WORLD HIJAB DAY: un segnale di solidarietà

Venerdì scorso, 1 febbraio, è stato lanciato il World Hijab Day. Una simpatica iniziativa di solidarietà alle donne musulmane che desiderano indossare l’hijab, che invita le non musulmane per un giorno a fare l’esperienza di indossare il velo che copre collo e capelli e lascia libero il viso.

L’idea è carina. Perché non provare? Mettersi nei panni dell’altro – in questo caso, letteralmente! – è sempre una buona strategia per non giudicare, discriminare, coltivare pregiudizi. Come recita il motto dei promotori, Better awareness. Greater understanding. Peaceful world.

L’aspetto che mi intriga di questa iniziativa è che è tutta femminile, e ha portato a simpatici e amichevoli scambi di affettuosità fra amiche di religione diversa, addirittura fra parenti. Qualche testimonianza, con tanto di foto, la trovate sulla pagina di Facebook dedicata al World Hijab Day.

In uno dei miei viaggi medio orientali: Il Cairo, 2002.

Venerdì scorso ero troppo sommersa di lavoro per poter prendere parte al World Hijab Day, ma ho gradito l’iniziativa. Non avrei avuto problemi a indossare un hijab: l’ho già fatto svariate volte durante i miei viaggi nei Paesi del Medio Oriente, per proteggermi la testa dal sole (è un’alternativa al cappello!) e in molti casi anche come segno di rispetto della cultura locale. Ci tengo a sottolineare che non mi è mai stato richiesto, neppure in luoghi dove il velo femminile è di osservanza più ferrea, come lo Yemen. Come straniera, sono sempre stata libera di scegliere e l’ho fatto nel rispetto della cultura locale. Se in un luogo le donne girano con il velo integrale, o quasi, ho imparato che non è opportuno girare in canotta e minigonna, anche se ci sono 35 gradi. Gli uomini con i quali sono venuta a contatto hanno sempre apprezzato questa attenzione non richiesta: una gentilezza nei confronti della loro cultura, che non turba il mio sistema di valori. Allo stesso modo, mi sono tenuta in disparte in alcuni templi buddhisti in quanto donna da alcune aree riservate agli uomini, quando mi è stato chiesto.

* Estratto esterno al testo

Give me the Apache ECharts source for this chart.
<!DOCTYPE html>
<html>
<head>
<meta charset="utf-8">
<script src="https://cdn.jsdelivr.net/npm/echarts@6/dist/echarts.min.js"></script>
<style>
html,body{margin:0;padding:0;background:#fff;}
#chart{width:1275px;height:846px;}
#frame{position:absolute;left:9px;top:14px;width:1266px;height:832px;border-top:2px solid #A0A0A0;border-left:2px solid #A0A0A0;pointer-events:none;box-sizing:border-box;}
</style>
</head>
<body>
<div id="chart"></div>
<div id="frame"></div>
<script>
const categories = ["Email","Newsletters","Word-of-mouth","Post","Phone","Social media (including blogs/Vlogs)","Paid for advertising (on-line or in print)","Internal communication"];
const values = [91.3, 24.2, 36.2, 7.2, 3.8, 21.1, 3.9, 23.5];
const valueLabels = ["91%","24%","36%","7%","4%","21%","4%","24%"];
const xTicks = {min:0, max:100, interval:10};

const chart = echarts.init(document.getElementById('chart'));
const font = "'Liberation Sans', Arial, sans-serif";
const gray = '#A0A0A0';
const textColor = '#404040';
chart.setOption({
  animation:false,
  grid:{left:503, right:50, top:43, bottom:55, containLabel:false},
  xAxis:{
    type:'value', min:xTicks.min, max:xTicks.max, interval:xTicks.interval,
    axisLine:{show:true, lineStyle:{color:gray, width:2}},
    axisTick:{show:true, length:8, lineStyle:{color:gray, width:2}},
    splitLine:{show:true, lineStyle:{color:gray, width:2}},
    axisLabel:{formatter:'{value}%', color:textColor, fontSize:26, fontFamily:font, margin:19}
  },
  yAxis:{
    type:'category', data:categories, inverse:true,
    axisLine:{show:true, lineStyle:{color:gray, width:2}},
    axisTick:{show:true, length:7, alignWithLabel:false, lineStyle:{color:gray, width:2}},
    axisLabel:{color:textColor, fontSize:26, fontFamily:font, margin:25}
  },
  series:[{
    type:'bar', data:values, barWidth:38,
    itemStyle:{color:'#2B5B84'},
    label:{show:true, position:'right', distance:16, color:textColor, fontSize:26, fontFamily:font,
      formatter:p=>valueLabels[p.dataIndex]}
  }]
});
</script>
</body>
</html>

Però non posso non concordare con il sito Jezebel quando, a commento del World Hijab Day, cita un brano tratto da Tumblr (che non sono riuscita a recuperare) dove una partecipante alla giornata decanta l’hijab come strumento di protezione dagli sguardi maschili. Ecco il brano in questione:

Two little girls playing in the sun
one wore a scarf, the other wore none.
“Why do you wear a scarf?” asked the one without,
the other little girl said without a doubt
“Allah loves me to cover my hair
so that little boys won’t stand and stare,
when I grow up what I really want to be
is a well dressed Muslim lady like my pretty Mummy.”
Happy Hijab Day

È vero, l’ho sperimentato anch’io: indossare l’ hijab attenua – a volte elimina – il problema degli sguardi maschili insistenti. È come se dichiarassi: “Io sono una buona musulmana, lasciatemi in pace e rispettatemi”.

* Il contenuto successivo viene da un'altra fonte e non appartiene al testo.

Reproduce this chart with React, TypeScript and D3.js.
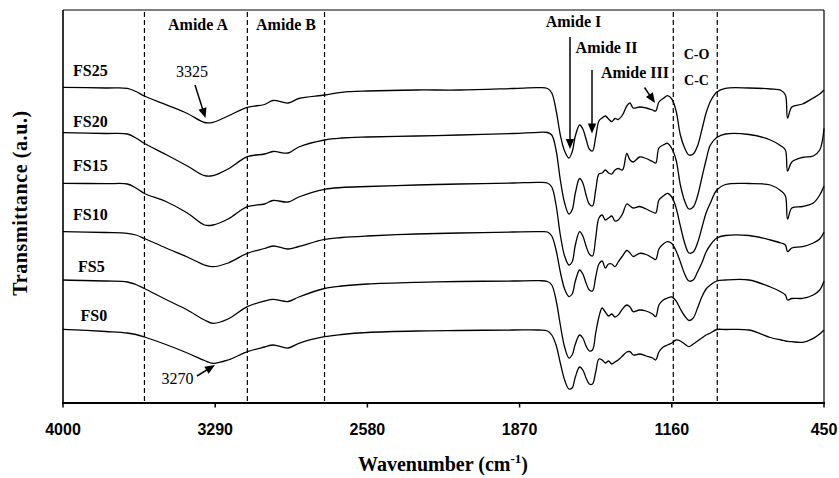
import React from "react";
import * as d3 from "d3";

// Wavenumber grid (cm^-1) shared by all spectra
const WAVENUMBERS = [4000, 3800, 3700, 3660, 3620, 3520, 3420, 3340, 3300, 3230,
  3140, 3060, 3020, 2950, 2900, 2780, 2700, 2580, 2350, 2150,
  1900, 1780, 1740, 1720, 1700, 1680, 1660, 1640, 1625, 1610,
  1590, 1575, 1560, 1545, 1530, 1515, 1500, 1485, 1470, 1455,
  1440, 1425, 1410, 1390, 1370, 1355, 1340, 1310, 1280, 1250,
  1235, 1220, 1200, 1180, 1160, 1140, 1120, 1100, 1080, 1060,
  1040, 1020, 1000, 980, 950, 910, 800, 700, 650, 630,
  620, 600, 550, 500, 470, 450];

// Stacked transmittance (a.u., offset) for each sample
const FS25 = [315.7, 315, 314.7, 311.5, 307, 298.3, 289.5, 280.5, 280.7, 287,
  295.7, 298.5, 302.5, 300, 304.5, 308, 310.7, 312, 313, 313,
  314.5, 315.3, 314.5, 310, 293, 268, 252, 245, 251, 267,
  278, 274, 264, 254, 252, 266, 282, 285, 287, 284,
  281.3, 284.5, 283.5, 288, 297, 300, 295, 296, 295, 293,
  292, 301, 304.5, 307.3, 304, 292, 268, 255, 248, 249,
  257, 273, 290, 301.5, 311, 314.7, 315, 314, 312.5, 308,
  285, 296, 299, 305, 309, 313];
const FS20 = [270.3, 269.5, 269, 265, 259.5, 248.5, 237, 227.3, 227.3, 234,
  246.3, 249, 251.5, 250, 256, 263, 265, 266, 267, 268,
  269.5, 270.7, 270.5, 268, 253, 223, 200, 189, 193, 210,
  224.5, 220, 208, 199, 197, 213, 229, 230, 233, 230,
  229, 233, 234.5, 233, 249.5, 243, 241, 246, 244.5, 241.5,
  240, 255, 258, 259.7, 254.5, 243, 218, 202, 194, 196,
  207, 225, 243, 258, 265.5, 269, 268.5, 263, 257, 253,
  232, 241, 245.5, 247, 253, 274.5];
const FS15 = [219.7, 219.3, 219, 215, 209.5, 201.5, 190, 178, 178, 184,
  196.3, 199, 202.5, 201, 206, 213.7, 215.5, 216.5, 218, 219,
  220, 220.7, 220, 216, 198, 168, 147, 138, 141, 158,
  171.3, 167, 157, 149, 147, 165, 185, 188, 183, 185,
  187, 182, 183, 189, 199, 197, 195, 196.5, 194, 191,
  190, 203, 207, 209.7, 206, 195, 177, 160, 150, 151,
  160, 175, 190, 200, 213, 218.5, 219.5, 218, 212, 207,
  184, 195, 196.5, 200, 208, 217];
const FS10 = [171.3, 170.5, 169.7, 168, 164.5, 155, 146, 138, 136.3, 140,
  149.7, 154.5, 157, 154, 156.5, 163.7, 165.5, 167, 169, 170,
  171, 171.3, 171, 167, 153, 131, 114, 106.5, 109, 122,
  133, 129, 120, 113, 112, 126, 139, 142, 135, 139,
  139, 136.3, 141, 147, 152.5, 150, 146.5, 149.7, 148.5, 145,
  143.5, 154, 159, 161.3, 159.5, 152, 141, 129, 122, 123,
  131, 140, 151, 158, 165, 167.5, 167.5, 163, 160, 158,
  151.3, 155, 156.3, 160, 164, 171];
const FS5 = [123, 122, 121, 118.5, 114.5, 103.5, 93, 83, 79.7, 84,
  96.3, 102, 103.7, 101.5, 106, 114.5, 117, 119, 120.7, 121.5,
  122, 122.3, 121.5, 118, 103, 78, 56, 45, 48, 59,
  68, 65, 57, 52, 53, 70, 86, 95, 91, 87,
  89, 86, 88, 94, 98, 96, 91.3, 93, 92, 89,
  86.3, 98, 103, 105, 106, 102, 94, 87, 82.5, 85,
  95, 106, 114, 118, 122, 123, 123, 116, 111, 108,
  103, 104.5, 104.7, 108, 113, 122];
const FS0 = [73.7, 71.5, 70, 68.5, 66, 58.5, 50, 42.5, 39.7, 43,
  51.3, 56, 58, 55, 59.7, 66.3, 68.5, 70.5, 72, 72.5,
  73, 73, 72, 68, 58, 40, 23, 14, 15, 26,
  36, 33, 25, 19, 19, 31, 44, 43, 40, 42,
  39, 41, 43, 47, 51, 51.3, 48, 49, 47, 45,
  43, 51, 56, 58, 60, 63, 62, 59, 56.3, 59,
  62, 65, 68, 70, 73.5, 73.5, 73, 65.5, 63, 62,
  61.7, 61.3, 60.7, 64.7, 69, 73];

const SERIES_NAMES = ["FS25", "FS20", "FS15", "FS10", "FS5", "FS0"];
const SERIES_VALUES = [FS25, FS20, FS15, FS10, FS5, FS0];

const X_TICKS = [4000, 3290, 2580, 1870, 1160, 450];
const DASHED_WN = [3620, 3140, 2780, 1153, 948];

const W = 839, H = 478;
const PL = 63, PR = 824, PT = 10, PB = 403;

const SERIF = "'Liberation Serif', 'Times New Roman', serif";
const SANS = "'Liberation Sans', Arial, sans-serif";

// label layout (pixels)
const SERIES_LABEL_POS = [[73, 76], [73, 126.7], [73, 170.7], [73, 220], [78, 271.7], [80.5, 320.7]];

function Arrow({ x1, y1, x2, y2, head = 10, half = 4.2 }) {
  const dx = x2 - x1, dy = y2 - y1;
  const len = Math.hypot(dx, dy);
  const ux = dx / len, uy = dy / len;
  const bx = x2 - ux * head, by = y2 - uy * head;
  const px = -uy, py = ux;
  const pts = `${x2},${y2} ${bx + px * half},${by + py * half} ${bx - px * half},${by - py * half}`;
  return (
    <g>
      <line x1={x1} y1={y1} x2={bx + ux * 2} y2={by + uy * 2} stroke="#000" strokeWidth={1.5} />
      <polygon points={pts} fill="#000" />
    </g>
  );
}

export default function App() {
  const x = d3.scaleLinear().domain([4000, 450]).range([PL, PR]);
  const y = d3.scaleLinear().domain([0, 393]).range([PB, PT]);
  const line = d3
    .line<number>()
    .x((_, i) => x(WAVENUMBERS[i]))
    .y((d) => y(d))
    .curve(d3.curveCatmullRom.alpha(0.5));

  return (
    <svg width={W} height={H} style={{ position: "absolute", left: 0, top: 0, background: "#fff" }}>
      <rect x={0} y={0} width={W} height={H} fill="#fff" />
      {/* dashed region markers */}
      {DASHED_WN.map((wn, i) => (
        <line key={i} x1={x(wn)} x2={x(wn)} y1={PT + 2} y2={PB} stroke="#000" strokeWidth={1.2} strokeDasharray="5,3" />
      ))}
      {/* spectra */}
      {SERIES_VALUES.map((vals, i) => (
        <path key={i} d={line(vals) || ""} fill="none" stroke="#000" strokeWidth={1.3} strokeLinejoin="round" />
      ))}
      {/* frame */}
      <line x1={PL} x2={PR} y1={PT} y2={PT} stroke="#000" strokeWidth={1.2} />
      <line x1={PR} x2={PR} y1={PT} y2={PB} stroke="#000" strokeWidth={1.2} />
      <line x1={PL} x2={PL} y1={PT} y2={PB} stroke="#000" strokeWidth={1.6} />
      <line x1={PL - 1} x2={PR + 1} y1={PB} y2={PB} stroke="#000" strokeWidth={2.2} />
      {/* x ticks */}
      {X_TICKS.map((t) => (
        <g key={t}>
          <line x1={x(t)} x2={x(t)} y1={PB} y2={PB + 4.5} stroke="#000" strokeWidth={1.5} />
          <text x={x(t)} y={435} textAnchor="middle" fontFamily={SANS} fontWeight="bold" fontSize={16}>
            {t}
          </text>
        </g>
      ))}
      {/* axis titles */}
      <text x={443} y={471} textAnchor="middle" fontFamily={SERIF} fontWeight="bold" fontSize={20}>
        Wavenumber (cm
        <tspan dy={-8} fontSize={13}>-1</tspan>
        <tspan dy={8}>)</tspan>
      </text>
      <text
        transform="translate(27,203) rotate(-90)"
        textAnchor="middle"
        fontFamily={SERIF}
        fontWeight="bold"
        fontSize={20}
        letterSpacing={0.6}
      >
        Transmittance (a.u.)
      </text>
      {/* series labels */}
      {SERIES_NAMES.map((n, i) => (
        <text key={n} x={SERIES_LABEL_POS[i][0]} y={SERIES_LABEL_POS[i][1]} fontFamily={SERIF} fontWeight="bold" fontSize={16}>
          {n}
        </text>
      ))}
      {/* band labels */}
      <g fontFamily={SERIF} fontWeight="bold" fontSize={16} textAnchor="middle">
        <text x={198} y={30}>Amide A</text>
        <text x={286} y={30}>Amide B</text>
        <text x={573.5} y={26.5}>Amide I</text>
        <text x={606.5} y={53}>Amide II</text>
        <text x={635} y={78}>Amide III</text>
      </g>
      <g fontFamily={SERIF} fontWeight="bold" fontSize={14} textAnchor="middle">
        <text x={696.5} y={58.5}>C-O</text>
        <text x={696.5} y={85}>C-C</text>
      </g>
      <g fontFamily={SERIF} fontSize={16} textAnchor="middle">
        <text x={192} y={77}>3325</text>
        <text x={177.5} y={384}>3270</text>
      </g>
      {/* arrows */}
      <Arrow x1={195} y1={85} x2={205.5} y2={118} />
      <Arrow x1={197} y1={376} x2={215} y2={365} />
      <Arrow x1={570} y1={37} x2={570} y2={149} />
      <Arrow x1={592} y1={70} x2={592} y2={133.5} />
      <Arrow x1={644.5} y1={87.5} x2={655} y2={103} />
    </svg>
  );
}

Però non si può continuare in eterno a deresponsabilizzare i maschi musulmani delle loro azioni. Le donne non sono prede: dovrebbe passare questo concetto nell’educazione dei ragazzi.  E dovrebbe anche passare l’idea che libertà è anche scegliere di non indossare l’hijab, senza per questo non poter essere una brava persona.

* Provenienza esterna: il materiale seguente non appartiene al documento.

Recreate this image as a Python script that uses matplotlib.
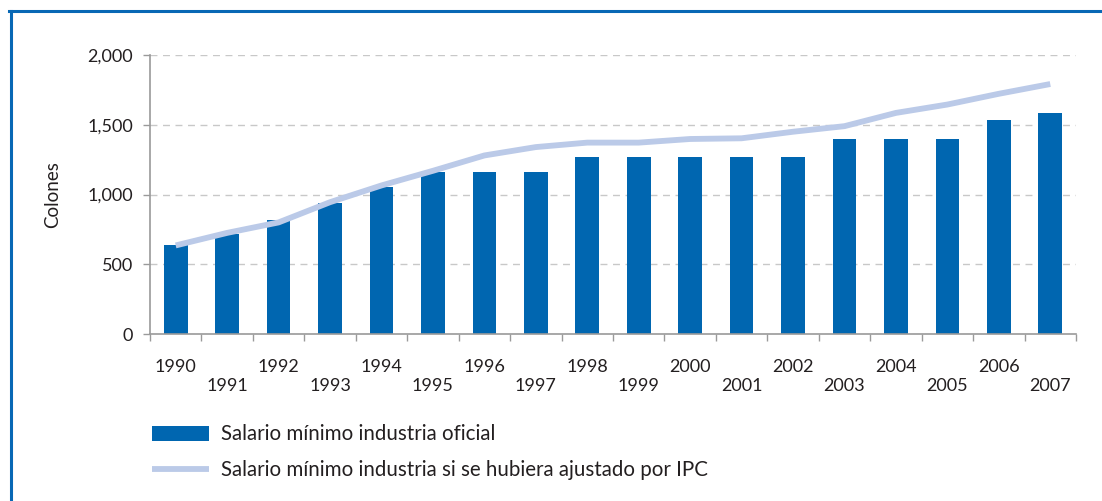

Non bisogna caricare esclusivamente le ragazze della responsabilità di coprirsi, per non creare un problema ai maschi che guardano. Che i ragazzi imparino il rispetto, sempre e comunque. L’esasperazione dell’idea citata da Jezebel porta al burqa o al velo integrale non scelto, ma imposto. Non posso che essere d’accordo con lo scrittore Tahar Ben Jalloun, quando dice che il velo integrale è un problema degli uomini e “rivela in che misura l’uomo abbia paura della donna“, se deve arrivare a nasconderla completamente dai suoi occhi per “neutralizzarla”.

Alle promotrici del World Hijab Day come momento di condivisione multiculturale e di educazione alla pace, comunque, tutta la mia solidarietà e simpatia. E i miei complimenti a tutte quelle ragazze che, nella loro scelta religiosa – che rispetto – sanno trasformare l’hijab in un accessorio moda, scegliendo tessuti originali e innovativi.